Image: Google Research

As you can see, the AI can’t extract the essence of what a dumbbell is without attaching some human biceps or muscles in the picture as well. Probably, because most of the images of dumbbell it’s been spoon-fed featured people lifting the weights. By visualizing these mishaps, the engineers at their own learn about how their system works (it’s so complex that even though they designed it, the AI can sometimes seem to have a mind of its own) and build it better to fit their expectations.

Typically, the first layer looks for edgers and corners by analyzing contrast; intermediate layers looks for basic features like a door or leaf; the final layer assembles the whole data into a complete interpretation.  Another approach Google uses to understand what goes on exactly at each layer is to work upside down and ask the AI to enhance an input image in a way that elicits a particular interpretation. For instance, the engineers asked the neural network what it thinks an image representing a banana should look like, all starting from random noise. In the blog post, they write ” that doesn’t work very well, but it does if we impose a prior constraint that the image should have similar statistics to natural images, such as neighboring pixels needing to be correlated. ”

noise-to-banana

Image: Google Research

Here are some other examples across different classes.

objects ai network

Image: Google Research

As mentioned earlier, the each layer of the Google AI amplifies a certain feature. Here are some images which shows how the AI amplifies features at a certain layer for both photos and drawings or paintings.

google ai

Image: Google Research

google ai

Image: Google Reserach

It gets far more interesting when you move farther up the neural layers where the AI starts to interpret things at a more abstract level.

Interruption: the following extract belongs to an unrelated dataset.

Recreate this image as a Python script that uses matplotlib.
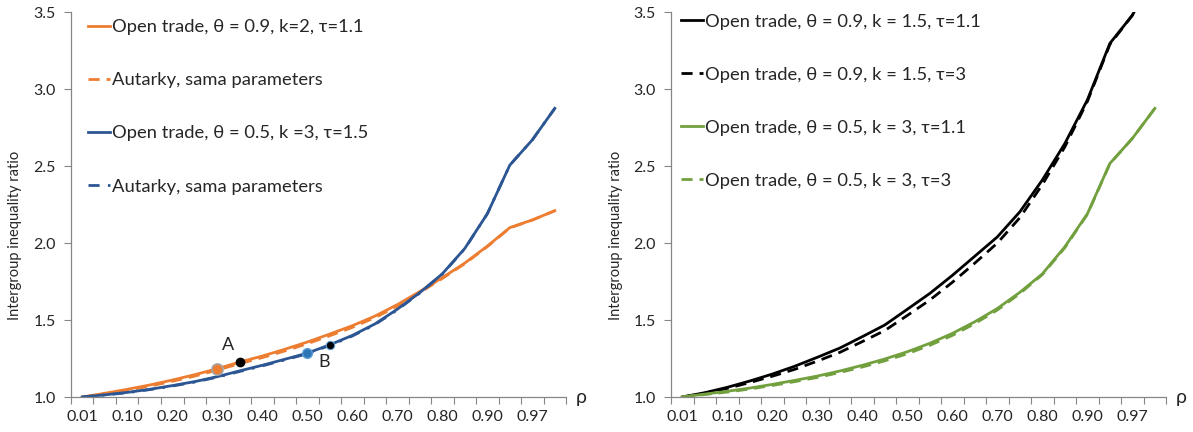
import numpy as np
import matplotlib
matplotlib.use("Agg")
import matplotlib.pyplot as plt

plt.rcParams['font.family'] = ['Lato', 'DejaVu Sans']

# categories (rho), labels every second category
rho = ["0.01", "0.05", "0.10", "0.15", "0.20", "0.25", "0.30", "0.35", "0.40", "0.45", "0.50",
       "0.55", "0.60", "0.65", "0.70", "0.75", "0.80", "0.85", "0.90", "0.95", "0.97", "0.99"]
tick_labels = rho[::2]

# left panel
open_09_k2 = [1.00, 1.024, 1.05, 1.078, 1.11, 1.145, 1.184, 1.227, 1.266, 1.31, 1.357,
              1.409, 1.463, 1.525, 1.60, 1.685, 1.775, 1.87, 1.98, 2.10, 2.15, 2.21]
aut_09_k2 = [1.00, 1.02, 1.044, 1.071, 1.102, 1.136, 1.175, 1.217, 1.256, 1.299, 1.346,
             1.398, 1.452, 1.515, 1.59, 1.678, 1.77, 1.866, 1.977, 2.098, 2.149, 2.21]
open_05_k3 = [1.00, 1.014, 1.03, 1.05, 1.074, 1.10, 1.132, 1.17, 1.206, 1.245, 1.285,
              1.339, 1.40, 1.474, 1.57, 1.678, 1.80, 1.965, 2.19, 2.506, 2.67, 2.875]
aut_05_k3 = [1.00, 1.013, 1.028, 1.048, 1.071, 1.097, 1.129, 1.166, 1.202, 1.241, 1.281,
             1.335, 1.396, 1.47, 1.566, 1.675, 1.798, 1.963, 2.19, 2.506, 2.67, 2.875]

# right panel
open_09_k15_t11 = [1.00, 1.028, 1.063, 1.104, 1.149, 1.20, 1.258, 1.318, 1.392, 1.468, 1.57,
                   1.673, 1.79, 1.915, 2.04, 2.203, 2.41, 2.647, 2.93, 3.297, 3.48, 3.75]
open_09_k15_t3 = [1.00, 1.025, 1.056, 1.094, 1.135, 1.18, 1.233, 1.29, 1.36, 1.432, 1.53,
                  1.63, 1.745, 1.87, 2.00, 2.165, 2.38, 2.625, 2.92, 3.29, 3.48, 3.75]
open_05_k3_t11 = [1.00, 1.019, 1.037, 1.058, 1.082, 1.108, 1.136, 1.169, 1.206, 1.247, 1.294,
                  1.349, 1.413, 1.489, 1.575, 1.68, 1.80, 1.976, 2.19, 2.517, 2.68, 2.875]
open_05_k3_t3 = [1.00, 1.016, 1.032, 1.052, 1.075, 1.10, 1.127, 1.159, 1.195, 1.235, 1.281,
                 1.336, 1.40, 1.477, 1.565, 1.672, 1.795, 1.97, 2.187, 2.515, 2.68, 2.875]

# highlighted points (category index)
pt_A = 6
pt_A2 = 7
pt_B = 10
pt_B2 = 11

orange = "#ED7D31"
blue = "#2C5693"
green = "#72A03E"
gray = "#868686"
txt = "#262626"

x = np.arange(len(rho))

fig = plt.figure(figsize=(11.93, 4.32), dpi=100)
ax1 = fig.add_axes([0.0595, 0.081, 0.415, 0.891])
ax2 = fig.add_axes([0.5625, 0.081, 0.415, 0.891])

ax1.plot(x, open_09_k2, color=orange, lw=2, label="Open trade, θ = 0.9, k=2, τ=1.1")
ax1.plot(x, aut_09_k2, color=orange, lw=2, dashes=(4, 2.5), label="Autarky, sama parameters")
ax1.plot(x, open_05_k3, color=blue, lw=2, label="Open trade, θ = 0.5, k =3, τ=1.5")
ax1.plot(x, aut_05_k3, color=blue, lw=2, dashes=(4, 3, 1, 3), label="Autarky, sama parameters")

ax1.plot(x[pt_A], open_09_k2[pt_A], "o", ms=8, mfc=orange, mec="#A5A5A5", mew=1.2)
ax1.plot(x[pt_A2], open_09_k2[pt_A2], "o", ms=6, color="black")
ax1.plot(x[pt_B], open_05_k3[pt_B], "o", ms=7, mfc="#2E75B6", mec="#5B9BD5", mew=1)
ax1.plot(x[pt_B2], open_05_k3[pt_B2], "o", ms=6, mfc="black", mec="#5B9BD5", mew=0.8)
ax1.text(6.48, 1.338, "A", fontsize=13, color=txt, ha="center", va="center")
ax1.text(10.74, 1.227, "B", fontsize=13, color=txt, ha="center", va="center")

ax2.plot(x, open_09_k15_t11, color="black", lw=2, label="Open trade, θ = 0.9, k = 1.5, τ=1.1")
ax2.plot(x, open_09_k15_t3, color="black", lw=2, dashes=(4, 2.5), label="Open trade, θ = 0.9, k = 1.5, τ=3")
ax2.plot(x, open_05_k3_t11, color=green, lw=2, label="Open trade, θ = 0.5, k = 3, τ=1.1")
ax2.plot(x, open_05_k3_t3, color=green, lw=2, dashes=(4, 2.5), label="Open trade, θ = 0.5, k = 3, τ=3")

for ax in (ax1, ax2):
    ax.set_xlim(-0.5, len(rho) - 0.5)
    ax.set_ylim(1.0, 3.5)
    ax.set_yticks([1.0, 1.5, 2.0, 2.5, 3.0, 3.5])
    ax.set_yticklabels(["1.0", "1.5", "2.0", "2.5", "3.0", "3.5"])
    ax.set_xticks(x[::2])
    ax.set_xticklabels(tick_labels)
    ax.set_xticks(np.arange(-0.5, len(rho)), minor=True)
    ax.tick_params(axis="x", which="major", length=0, pad=9, labelsize=11.5, labelcolor=txt)
    ax.tick_params(axis="x", which="minor", length=5, color=gray, width=0.8)
    ax.tick_params(axis="y", length=5, color=gray, width=0.8, labelsize=11.5, labelcolor=txt, pad=6)
    for s in ("top", "right"):
        ax.spines[s].set_visible(False)
    for s in ("left", "bottom"):
        ax.spines[s].set_color(gray)
        ax.spines[s].set_linewidth(0.9)
    ax.set_ylabel("Intergroup inequality ratio", fontsize=10.5, color=txt)
    ax.yaxis.set_label_coords(-0.098, 0.42)
    ax.text(1.02, 0.0, "ρ", transform=ax.transAxes, fontsize=14, color=txt, ha="left", va="center")
    leg = ax.legend(loc="upper left", bbox_to_anchor=(0.019, 1.0), frameon=False, fontsize=13.2,
                    labelspacing=2.02, handlelength=1.2, handletextpad=0.1, borderaxespad=0.0)
    for t in leg.get_texts():
        t.set_color(txt)

ax2.legend_.set_bbox_to_anchor((0.006, 1.015))

fig.savefig("out.png", dpi=100)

Here’s what happened when the researchers asked the AI “whatever you see there, I want more of it!”

Image: Google AI

Image: Google AI

This one I found really fascinating. You can see a lot of patterns and things popping up when you look at clouds in the sky: a country’s map, ducks, a woman’s breasts. The possibilities can be endless. That’s because the human brain is great at findings and fitting patterns. This is how we’re able to make sense of the world and to a greater extent that’s what makes us such a successful species. Of course, sometimes we confuse the patterns we see with reality. That’s why some people see things that look like pyramids on Mars and think intelligent Martian aliens are real. In the image above, the Google neural network interpreted some features as birds, amplified this and then it started “seeing” birds everywhere. Here are some more interesting high abstractions.

gooogle AI

Image: Google Research

Like humans, the Google neural network is also biased towards certain features because of the kind of images its been fed. Most images are those of animals, buildings, landmarks and so on. Naturally, it interprets these features even when these aren’t present.

image dream

Image: Google Research

The Google researchers also got a bit creative themselves and instructed the network to take the final image interpretation it produced and use it as the new picture to process. This renders an endless stream of new impressions.

google-ai-1

Image: Google Research

google-ai-3

Image: Google Research

Ultimately, these sort of interpretations, while incredibly fun to witness, are very important. It helps Google “understand and visualize how neural networks are able to carry out difficult classification tasks, improve network architecture, and check what the network has learned during training.” But the same process could also help humans underline their own creative process. Nobody knows exactly what human creativity is. Is it inherent to humans or can a machine also be creative? Google’s neural network, but also other examples like this extremely witty chatbot, hints towards the latter. I don’t know about you, but that sounds both amazing and scary at the same time.